Una macro explosión en el cielo. Deshechos por la fricción, caen trocitos de cromo, níquel y acero inoxidable sobre el Golfo de México. No es una tormenta de polvo, es Starship 4, la última nave espacial desarrollada por Space X para vuelos de ida y vuelta a la Luna y a Marte. Ha explotado en la mañana del pasado 20 de abril, 4 minutos después de su lanzamiento.
La nueva carrera espacial hace tiempo que ya no es una especulación lejana. Desde que la administración de Bush abrió licitaciones públicas en 2004 para el transporte aeroespacial de sus sondas y satélites, el espacio es ahora un lugar practicable, también, para las grandes tecnológicas. La NASA hace uso de infraestructuras aeroespaciales privadas para abastecer a sus astronautas de la Estación Espacial Internacional, Tesla lanza uno de sus descapotables eléctricos a órbita media como campaña promocional de la compañía y los vuelos turísticos suborbitales son ya una realidad que Blue Origin — la agencia espacial de Jeff Bezos— ofrece a cualquier civil en posesión de doscientos cincuenta mil dólares. Los proyectos de terraformación, minería espacial y colonización marciana, se han convertido en algunas de las soluciones que la industria plantea ante la escasez de recursos en la corteza terrestre o un posible evento de extinción en la Tierra.
El MIT, Forbes, o The Time lo han llamado New Space Economy, el término en business casual style que ahora da nombre a esta nueva forma de poscolonialismo espacial y capitalismo multiplanetario. Este impulso colonial heredado de la carrera espacial del 57, ya no utiliza las tensiones post bélicas como argumentario para su expansión despreocupada en los ecosistemas de la exterioridad, sino algo mucho más peligroso para el contexto contemporáneo; el colapso climático.
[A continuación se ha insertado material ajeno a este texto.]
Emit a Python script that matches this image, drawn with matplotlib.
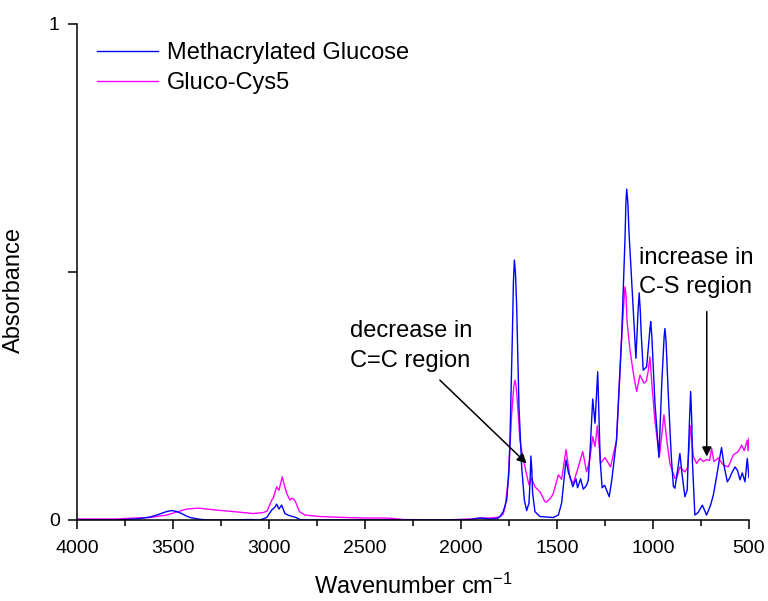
import matplotlib
matplotlib.use("Agg")
import matplotlib.pyplot as plt

plt.rcParams['font.family'] = ['Liberation Sans', 'DejaVu Sans']
plt.rcParams['mathtext.fontset'] = 'custom'
plt.rcParams['mathtext.rm'] = 'Liberation Sans'
plt.rcParams['mathtext.it'] = 'Liberation Sans:italic'
plt.rcParams['mathtext.bf'] = 'Liberation Sans:bold'

# ---- data ----
series_names = ["Methacrylated Glucose", "Gluco-Cys5"]

glucose_wn = [4000, 3800, 3700, 3672, 3620, 3585, 3533, 3507, 3480, 3455, 3430, 3411,
              3370, 3325, 3200, 3100, 3047, 3012, 2986, 2969, 2960, 2948, 2934, 2917,
              2895, 2877, 2859, 2839, 2800, 2500, 2300, 2100, 1950, 1900, 1850, 1810,
              1797, 1780, 1762, 1750, 1745, 1733, 1727, 1722, 1716, 1710, 1698, 1684, 1670,
              1658, 1646, 1640, 1636, 1631, 1627, 1615, 1589, 1550, 1519, 1493, 1476, 1453,
              1440, 1432, 1418, 1401, 1393, 1377, 1363, 1346, 1337, 1325, 1314, 1302, 1288,
              1275, 1265, 1252, 1228, 1215, 1190, 1164, 1146, 1141, 1137, 1131, 1125, 1113,
              1089, 1078, 1072, 1066, 1062, 1051, 1033, 1016, 1012, 1006, 990, 969, 955,
              942, 938, 932, 920, 905, 894, 886, 872, 860, 848, 834, 822, 810, 804, 798,
              795, 782, 765, 743, 721, 700, 686, 669, 655, 643, 630, 613, 600, 591, 573,
              560, 547, 535, 521, 509, 500]
glucose_abs = [0.000, 0.000, 0.002, 0.003, 0.006, 0.010, 0.017, 0.019, 0.017, 0.013, 0.008, 0.005,
               0.002, 0.000, 0.000, 0.001, 0.000, 0.005, 0.020, 0.026, 0.032, 0.022, 0.030, 0.013,
               0.009, 0.007, 0.005, 0.001, 0.000, 0.000, 0.000, 0.000, 0.001, 0.004, 0.002, 0.003,
               0.007, 0.017, 0.040, 0.100, 0.161, 0.363, 0.480, 0.524, 0.495, 0.430, 0.228, 0.107, 0.040,
               0.019, 0.034, 0.080, 0.129, 0.100, 0.054, 0.017, 0.007, 0.006, 0.005, 0.010, 0.034, 0.121,
               0.095, 0.087, 0.067, 0.083, 0.065, 0.083, 0.062, 0.070, 0.080, 0.160, 0.244, 0.195, 0.299,
               0.120, 0.065, 0.070, 0.047, 0.080, 0.161, 0.363, 0.565, 0.640, 0.667, 0.640, 0.580, 0.495,
               0.326, 0.420, 0.458, 0.420, 0.380, 0.302, 0.309, 0.385, 0.400, 0.370, 0.236, 0.126, 0.270,
               0.370, 0.386, 0.360, 0.250, 0.130, 0.068, 0.064, 0.100, 0.134, 0.090, 0.047, 0.060, 0.200,
               0.259, 0.200, 0.120, 0.010, 0.015, 0.030, 0.010, 0.030, 0.050, 0.087, 0.120, 0.146, 0.110,
               0.077, 0.085, 0.094, 0.107, 0.100, 0.081, 0.095, 0.077, 0.124, 0.085]

cys_wn = [4000, 3800, 3700, 3620, 3533, 3481, 3429, 3368, 3273, 3186, 3082, 3030, 3010,
          2986, 2978, 2960, 2948, 2931, 2920, 2908, 2891, 2882, 2870, 2860, 2842, 2813,
          2734, 2600, 2510, 2400, 2354, 2300, 2100, 1950, 1900, 1850, 1800, 1780, 1770,
          1754, 1736, 1725, 1719, 1713, 1707, 1693, 1679, 1658, 1646, 1632, 1615, 1589, 1563, 1554,
          1528, 1519, 1493, 1476, 1453, 1432, 1415, 1389, 1366, 1346, 1330, 1314, 1302,
          1290, 1273, 1260, 1250, 1221, 1190, 1164, 1150, 1146, 1141, 1135, 1120, 1100, 1085,
          1068, 1047, 1035, 1025, 1016, 1005, 990, 967, 943, 928, 912, 886, 877, 860,
          834, 820, 804, 790, 773, 755, 738, 720, 705, 695, 683, 660, 634, 608, 582,
          556, 538, 525, 509, 505, 500]
cys_abs = [0.002, 0.002, 0.004, 0.005, 0.010, 0.016, 0.022, 0.024, 0.020, 0.017, 0.013, 0.015, 0.018,
           0.040, 0.044, 0.067, 0.060, 0.087, 0.070, 0.054, 0.040, 0.044, 0.042, 0.035, 0.017, 0.010,
           0.007, 0.005, 0.004, 0.004, 0.003, 0.001, 0.000, 0.002, 0.004, 0.004, 0.006, 0.012, 0.027,
           0.081, 0.215, 0.270, 0.282, 0.270, 0.242, 0.161, 0.128, 0.091, 0.071, 0.084, 0.067, 0.057, 0.037, 0.036,
           0.047, 0.054, 0.091, 0.082, 0.142, 0.084, 0.074, 0.107, 0.138, 0.097, 0.120, 0.168, 0.148,
           0.190, 0.115, 0.121, 0.126, 0.107, 0.161, 0.363, 0.450, 0.470, 0.455, 0.400, 0.343, 0.290, 0.259,
           0.292, 0.276, 0.280, 0.300, 0.329, 0.270, 0.200, 0.128, 0.212, 0.160, 0.114, 0.084, 0.084, 0.107,
           0.097, 0.105, 0.190, 0.128, 0.114, 0.124, 0.118, 0.122, 0.120, 0.145, 0.118, 0.125, 0.111, 0.107, 0.131,
           0.138, 0.151, 0.140, 0.161, 0.140, 0.165]

x_ticks = [4000, 3500, 3000, 2500, 2000, 1500, 1000, 500]
x_minor_ticks = [3750, 3250, 2750, 2250, 1750, 1250, 750]
y_ticks = [0, 0.5, 1]
y_tick_labels = ["0", "", "1"]

# ---- figure ----
fig = plt.figure(figsize=(7.68, 6.01), dpi=100)
ax = fig.add_axes([77/768, 81/601, 672/768, 496/601])

l2, = ax.plot(cys_wn, cys_abs, color='#ff00ff', lw=1.0, label=series_names[1])
l1, = ax.plot(glucose_wn, glucose_abs, color='#0000ff', lw=1.0, label=series_names[0])

ax.set_xlim(4000, 500)
ax.set_ylim(0, 1)
ax.set_xticks(x_ticks)
ax.set_xticks(x_minor_ticks, minor=True)
ax.set_yticks(y_ticks)
ax.set_yticklabels(y_tick_labels)

for s in ['top', 'right']:
    ax.spines[s].set_visible(False)
for s in ['left', 'bottom']:
    ax.spines[s].set_linewidth(1.1)

ax.tick_params(axis='both', which='major', direction='out', length=6.5, width=1.1,
               labelsize=14)
ax.tick_params(axis='x', which='major', pad=8)
ax.tick_params(axis='y', which='major', pad=6)
ax.tick_params(axis='x', which='minor', direction='out', length=4, width=1.1)

ax.set_xlabel(r"Wavenumber cm$^{\mathregular{-1}}$", fontsize=17)
ax.xaxis.label.set_va('baseline')
ax.xaxis.set_label_coords(0.5, -0.148)
ax.set_ylabel("Absorbance", fontsize=17)
ax.yaxis.set_label_coords(-0.078, 0.464)

leg = ax.legend(handles=[l1, l2], loc='upper left',
                bbox_to_anchor=(97/768, 559/601), bbox_transform=fig.transFigure,
                frameon=False, fontsize=17, handlelength=2.6, handletextpad=0.35,
                labelspacing=0.36, borderpad=0, borderaxespad=0)

# annotations
ax.text(2578, 0.3696, "decrease in", fontsize=17, ha='left', va='baseline')
ax.text(2578, 0.309, "C=C region", fontsize=17, ha='left', va='baseline')
ax.annotate("", xy=(1658, 0.114), xytext=(2110, 0.282),
            arrowprops=dict(arrowstyle='-|>', color='black', lw=1.1, mutation_scale=14,
                            shrinkA=0, shrinkB=0))

ax.text(1073, 0.5155, "increase in", fontsize=17, ha='left', va='baseline')
ax.text(1073, 0.457, "C-S region", fontsize=17, ha='left', va='baseline')
ax.annotate("", xy=(720, 0.128), xytext=(720, 0.42),
            arrowprops=dict(arrowstyle='-|>', color='black', lw=1.1, mutation_scale=14,
                            shrinkA=0, shrinkB=0))

fig.savefig("out.png", dpi=100)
La sensación de estar asistiendo al fin del mundo a cámara lenta, los augurios catastrofistas ante una posible demodistopía, la hecatombe medioambiental, y, en definitiva, la inducción del miedo en el relato climático, sirven de justificación perfecta para concebir Marte como el planeta B hacia el que preparar una huida.
Este entendimiento del espacio foráneo como un lugar en blanco sobre el que poder extraer beneficio financiero a los ritmos acelerados del tecnocapitalismo, no sólo revive las lógicas de dominio colonial que occidente desplegó sobre el continente americano, el territorio africano y oriente medio, sino que, desatiende la posibilidad de una relación cuidadosa con las formas de vida que puedan existir en otras superficies planetaria.
Ejercer una alternativa en el universo se nos hace indispensable ante este contexto, sin embargo, no es un lugar tan accesible como los que ofrece la geografía terrestre. La posibilidad de ocupar o habitar el espacio exterior desde otras posturas, deviene, tanto por lo costoso de los medios e infraestructuras, como por lo delicado de su acceso, un ejercicio de democratización tecnológica y organización social —de momento— no lo suficientemente desarrollado. Es por ello, que cualquier proyección de imaginario sobre alternativas a la exploración espacial imperante otorga a la creación artística una agencia democratizante indispensable para el futuro espacial.
En este taller abordaremos las cuestiones que tienen que ver con la carrera en su sentido más estricto. Hablaremos de este renacimiento competitivo. Pensaremos sobre los ritmos a los que estamos ocupando la galaxia para ejercer una crítica a esta velocidad turbocapitalista que deja poco espacio para pensar las éticas bajo las que actuamos en el universo. Las últimas sondas y lanzaderas espaciales son capaces de desplazarse a velocidades de hasta 700.000 km/h. Todas ellas utilizan motores de reacción o propulsión. Se tomará como núcleo de acción del taller la fuerza propulsiva de estos motores y pensaremos, entre todos, elementos de anti-propulsión ante este mecanismo de celeridad. Diseñaremos y fabricaremos dispositivos para disipar la carga cenital que hace posible la propulsión y el desplazamiento acelerado.